In Cambodia, due to discriminatory treatments of the colonial and following Sihanouk governments, the Cham communities here sought communism. The Chams began to rise in prominence in Cambodian politics when they joined the communists as early as the 1950s, with a Cham elder, Sos Man joining the Indochina Communist Party and rising through the ranks to become a major in the Party's forces. He then returned home to the Eastern Zone in 1970 and joined the Communist Party of Kampuchea (CPK), and he co-established the Eastern Zone Islamic Movement with his son, Mat Ly. Together, they became the mouthpiece of the Khmer Rouge and they encouraged the Cham people to participate in the revolution. Sos Man's Islamic Movement was also tolerated by the Khmer Rouge's leadership between 1970 and 1975. The Chams were gradually forced to abandon their faith and their distinct practices, a campaign which was launched in the Southwest as early as 1972.[69]

In the 1960s various movements emerged calling for the creation of a separate Cham state in Vietnam. The Front for the Liberation of Champa (FLC) and the Front de Libération des Hauts plateaux dominated. The latter group sought greater alliance with other hill tribe minorities. Initially known as "Front des Petits Peuples" from 1946 to 1960, the group later took the designation "Front de Libération des Hauts plateaux" and joined, with the FLC, the "Front unifié pour la Libération des Races opprimées" (FULRO) at some point in the 1960s. Since the late 1970s, there has been no serious Cham secessionist movement or political activity in Vietnam or Cambodia.

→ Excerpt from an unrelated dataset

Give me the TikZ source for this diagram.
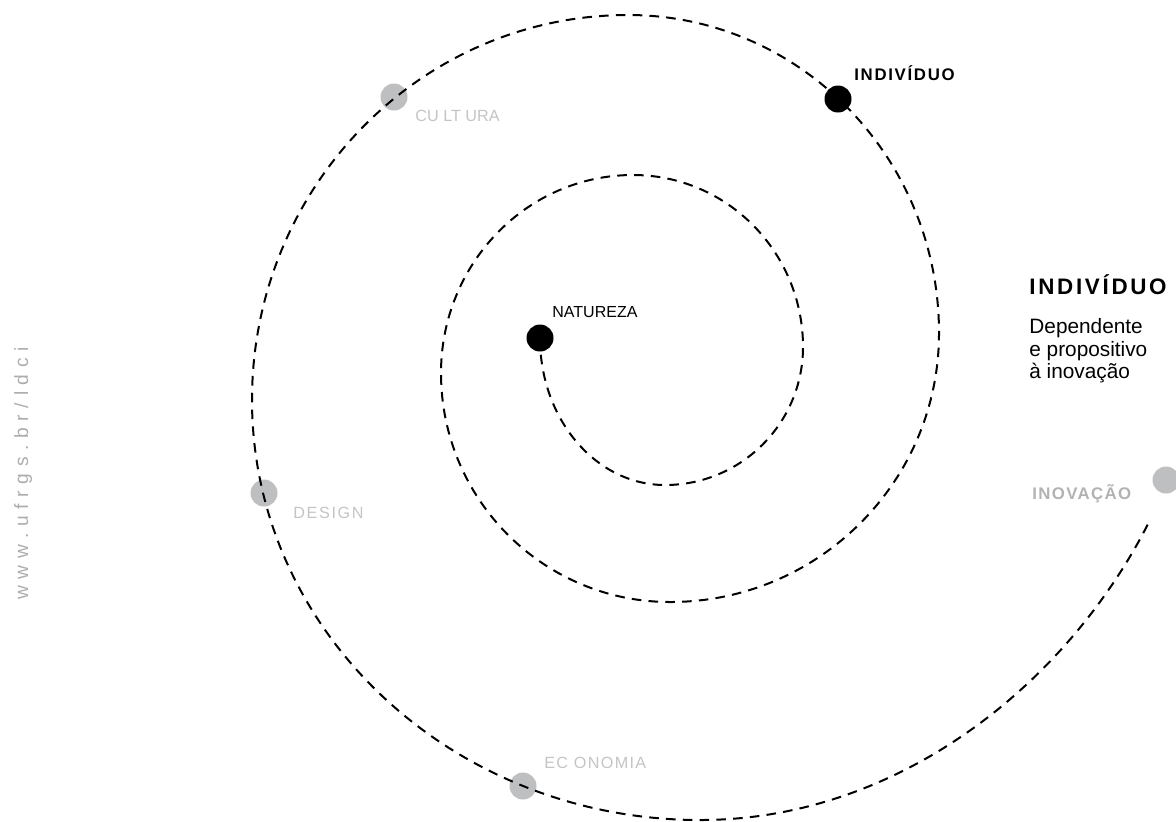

During the Vietnam War, a sizeable number of Chams migrated to Peninsular Malaysia, where they were granted sanctuary by the Malaysian government out of sympathy for fellow Muslims; most of them have now assimilated with Malay cultures.[47][70] The integrated community who self identifies as Melayu Champa ("Champa Malay") has dabbled into trades of agarwood, clothing (especially in Kelantan) and fishery (in coastal Pahang) from their arrival in the late 1970s to the 80s.[70]

The Cham community suffered a major blow during the Cambodian genocide in Democratic Kampuchea. The Khmer Rouge targeted ethnic minorities like Chinese, Thai, Lao, Vietnamese and the Cham people, though the Chams suffered the largest death toll in proportion to their population. Around 80,000 to 100,000 Chams out of a total Cham population of 250,000 people in 1975, died in the genocide.[71][72][73]